July 23rd, 2008 at 11:36 am
“Most of family class immigrant buying homes in vancouver with in three year of their residency but rich immigrant and migrants are buying right away”.-Keanu Reeves.
July 23rd, 2008 at 11:33 am
Hmmmmm….CIBC Class Action Lawsuit?
http://www.cbc.ca/money/story/.....wsuit.html
July 23rd, 2008 at 11:26 am
The current situation on the street:
A Vancouver repo man was interviewed on the radio yesterday; he said they’re run off their feet repo-ing Mercedes, Hummers, and boats of all types. There’s a leading indicator for you. As someone in the USA said last year, the repo man is 6 months ahead of a CNN headline.
July 23rd, 2008 at 10:55 am
“Nearly half of immigrants remit cash: Statscan”
I wonder how many of these remittances come from people with negative savings rates.
July 23rd, 2008 at 10:39 am
Nearly half of immigrants remit cash: Statscan
http://tinyurl.com/richimmigrant
…so in effect they are not buying real estate
and another one bites the dust……
July 23rd, 2008 at 10:36 am
Moldcity asked:
“What kind of idiot thinks house prices can keep going up forever without incomes rising?”

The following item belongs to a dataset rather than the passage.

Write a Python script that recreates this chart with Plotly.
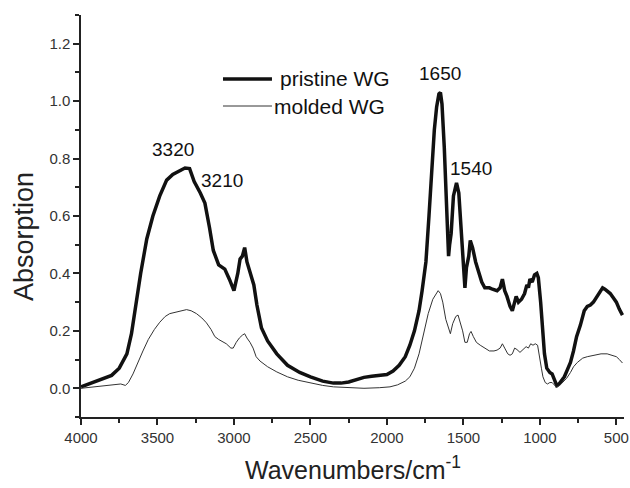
import plotly.graph_objects as go

# Wavenumber (cm-1) and absorption for pristine WG
pristine_wn = [4000, 3930, 3870, 3800, 3750, 3700, 3670, 3640, 3610, 3570, 3530, 3485, 3440, 3400,
               3360, 3320, 3290, 3260, 3220, 3190, 3160, 3135, 3100, 3060, 3030, 3000, 2975, 2960,
               2945, 2930, 2915, 2890, 2870, 2850, 2820, 2780, 2720, 2650, 2570, 2500, 2420, 2350,
               2300, 2250, 2200, 2150, 2100, 2050, 2000, 1960, 1920, 1880, 1850, 1820, 1790, 1770,
               1745, 1725, 1710, 1690, 1675, 1660, 1650, 1640, 1625, 1610, 1597, 1590, 1580, 1565,
               1545, 1530, 1515, 1500, 1490, 1480, 1465, 1455, 1440, 1420, 1400, 1380, 1360, 1330,
               1310, 1280, 1260, 1245, 1230, 1215, 1195, 1180, 1165, 1155, 1140, 1120, 1100, 1085,
               1075, 1065, 1050, 1035, 1020, 1010, 995, 985, 970, 955, 935, 920, 905, 890, 875, 860,
               840, 820, 800, 780, 760, 735, 710, 690, 670, 650, 630, 610, 590, 575, 560, 540, 520,
               500, 480, 460]
pristine_abs = [0.005, 0.02, 0.03, 0.045, 0.07, 0.12, 0.19, 0.30, 0.40, 0.52, 0.60, 0.67, 0.725, 0.745,
                0.755, 0.767, 0.765, 0.72, 0.68, 0.645, 0.56, 0.48, 0.43, 0.415, 0.38, 0.34, 0.40, 0.45,
                0.46, 0.49, 0.44, 0.40, 0.36, 0.29, 0.21, 0.165, 0.12, 0.08, 0.055, 0.04, 0.025, 0.018,
                0.018, 0.022, 0.03, 0.038, 0.042, 0.044, 0.048, 0.06, 0.08, 0.11, 0.15, 0.20, 0.27, 0.34,
                0.44, 0.60, 0.73, 0.90, 0.98, 1.025, 1.03, 0.99, 0.84, 0.62, 0.46, 0.50, 0.54, 0.67,
                0.715, 0.68, 0.56, 0.42, 0.35, 0.42, 0.46, 0.515, 0.49, 0.44, 0.40, 0.37, 0.35, 0.35,
                0.345, 0.34, 0.35, 0.38, 0.34, 0.32, 0.285, 0.27, 0.30, 0.32, 0.30, 0.31, 0.33, 0.36,
                0.35, 0.38, 0.37, 0.395, 0.40, 0.385, 0.30, 0.22, 0.12, 0.07, 0.055, 0.05, 0.03, 0.01, 0.015, 0.025,
                0.04, 0.065, 0.09, 0.13, 0.18, 0.22, 0.27, 0.285, 0.29, 0.30, 0.315, 0.33, 0.35, 0.345, 0.34, 0.33, 0.315,
                0.30, 0.275, 0.255]

# Wavenumber (cm-1) and absorption for molded WG
molded_wn = [4000, 3900, 3800, 3740, 3710, 3690, 3660, 3630, 3595, 3560, 3520, 3485, 3450, 3420, 3380,
             3340, 3310, 3280, 3245, 3210, 3180, 3150, 3125, 3100, 3075, 3050, 3020, 3005, 2985, 2965,
             2945, 2930, 2915, 2895, 2875, 2855, 2830, 2780, 2720, 2650, 2580, 2500, 2420, 2350, 2250,
             2150, 2050, 1980, 1930, 1880, 1850, 1820, 1790, 1760, 1730, 1700, 1675, 1665, 1650, 1635,
             1615, 1600, 1585, 1570, 1550, 1535, 1520, 1505, 1490, 1475, 1460, 1450, 1435, 1415, 1390,
             1360, 1330, 1300, 1280, 1260, 1245, 1230, 1210, 1195, 1180, 1165, 1150, 1130, 1110, 1090,
             1075, 1060, 1045, 1030, 1015, 1000, 990, 980, 965, 950, 935, 920, 905, 890, 870, 850, 825,
             800, 780, 755, 720, 690, 650, 600, 560, 530, 500, 480, 460]
molded_abs = [0.0, 0.005, 0.01, 0.015, 0.01, 0.02, 0.05, 0.09, 0.13, 0.17, 0.205, 0.23, 0.25, 0.26, 0.265,
              0.27, 0.274, 0.27, 0.26, 0.245, 0.228, 0.205, 0.18, 0.17, 0.163, 0.155, 0.14, 0.14, 0.16, 0.175,
              0.185, 0.19, 0.175, 0.16, 0.14, 0.11, 0.095, 0.075, 0.057, 0.04, 0.028, 0.018, 0.01, 0.005, 0.002,
              0.0, 0.002, 0.005, 0.012, 0.025, 0.04, 0.07, 0.12, 0.19, 0.26, 0.31, 0.335, 0.34, 0.33, 0.30,
              0.24, 0.21, 0.19, 0.225, 0.25, 0.255, 0.23, 0.20, 0.16, 0.16, 0.19, 0.198, 0.18, 0.16, 0.15,
              0.14, 0.13, 0.13, 0.133, 0.14, 0.155, 0.14, 0.12, 0.115, 0.12, 0.14, 0.135, 0.125, 0.135, 0.145,
              0.14, 0.155, 0.15, 0.155, 0.15, 0.11, 0.07, 0.04, 0.02, 0.015, 0.02, 0.02, 0.01, 0.003, 0.01, 0.02, 0.035,
              0.055, 0.075, 0.09, 0.105, 0.11, 0.115, 0.12, 0.12, 0.115, 0.11, 0.10, 0.088]

series_names = ["pristine WG", "molded WG"]
peak_labels = ["3320", "3210", "1650", "1540"]
peak_label_x = [3400, 3080, 1652, 1450]
peak_label_y = [0.83, 0.725, 1.095, 0.764]

x_tickvals = [4000, 3500, 3000, 2500, 2000, 1500, 1000, 500]
y_tickvals = [0.0, 0.2, 0.4, 0.6, 0.8, 1.0, 1.2]

FONT = "Liberation Sans, Arial, sans-serif"
series_colors = ["#111111", "#333333"]
series_widths = [3.5, 1]

fig = go.Figure()
fig.add_trace(go.Scatter(x=pristine_wn, y=pristine_abs, mode="lines", name=series_names[0],
                         line=dict(color=series_colors[0], width=series_widths[0])))
fig.add_trace(go.Scatter(x=molded_wn, y=molded_abs, mode="lines", name=series_names[1],
                         line=dict(color=series_colors[1], width=series_widths[1])))

for lab, lx, ly in zip(peak_labels, peak_label_x, peak_label_y):
    fig.add_annotation(x=lx, y=ly, text=lab, showarrow=False,
                       font=dict(family=FONT, size=19, color="#111111"))

# manual legend (line samples + labels, in paper coordinates)
legend_rows_y = [0.8408, 0.7736]
legend_line_x = [0.2615, 0.3517]
legend_text_x = [0.3628, 0.3517]
for name, col, w, ly, tx in zip(series_names, series_colors, series_widths, legend_rows_y, legend_text_x):
    fig.add_shape(type="line", xref="paper", yref="paper", x0=legend_line_x[0], x1=legend_line_x[1],
                  y0=ly, y1=ly, line=dict(color=col, width=w))
    fig.add_annotation(xref="paper", yref="paper", x=tx, y=ly, text=name, showarrow=False,
                       xanchor="left", yanchor="middle",
                       font=dict(family=FONT, size=21, color="#111111"))

# axis titles
fig.add_annotation(xref="paper", yref="paper", x=-0.105, y=0.45, text="Absorption", showarrow=False,
                   textangle=-90, xanchor="center", yanchor="middle",
                   font=dict(family=FONT, size=27, color="#222222"))
fig.add_annotation(xref="paper", yref="paper", x=0.5, y=-0.172, text="Wavenumbers/cm<sup>-1</sup>",
                   showarrow=False, xanchor="center", yanchor="bottom",
                   font=dict(family=FONT, size=25, color="#222222"))

axis_common = dict(showline=True, linecolor="#222222", linewidth=1.5, ticks="outside",
                   ticklen=6, tickwidth=1.5, tickcolor="#222222", showgrid=False, zeroline=False,
                   automargin=False, ticklabeloverflow="allow",
                   tickfont=dict(family=FONT, size=15, color="#333333"))

fig.update_xaxes(range=[4000, 450], tickvals=x_tickvals,
                 minor=dict(ticks="outside", ticklen=4, tickwidth=1.5, tickcolor="#222222", dtick=250, tick0=0),
                 **axis_common)
fig.update_yaxes(range=[-0.1, 1.3], tickvals=y_tickvals, tickformat=".1f",
                 minor=dict(ticks="outside", ticklen=4, tickwidth=1.5, tickcolor="#222222", dtick=0.1, tick0=0),
                 **axis_common)

fig.update_layout(
    width=630, height=488,
    margin=dict(l=81, r=6, t=15, b=71),
    paper_bgcolor="white", plot_bgcolor="white",
    showlegend=False,
)

# remove the default 8px page margin so the figure fills the window exactly; hide the mode bar
fig.write_html("out.html", config={"displayModeBar": False},
               post_script="document.body.style.margin='0px';document.body.style.overflow='hidden';")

Time/satv/krissh/thumsup said:
“prices are in line with Increasing income,low interest rates,rapid rental yeild growth,rich migration,and of course beautiful city”
Moldcity, your question has been answered!
July 23rd, 2008 at 10:22 am
What kind of idiot think housing prices are not supported by fundamental???prices are in line with Increasing income,low interest rates,rapid rental yeild growth,rich migration,and of course beautiful city “In The Best Place On Earth”-Captain Jack Sparrow.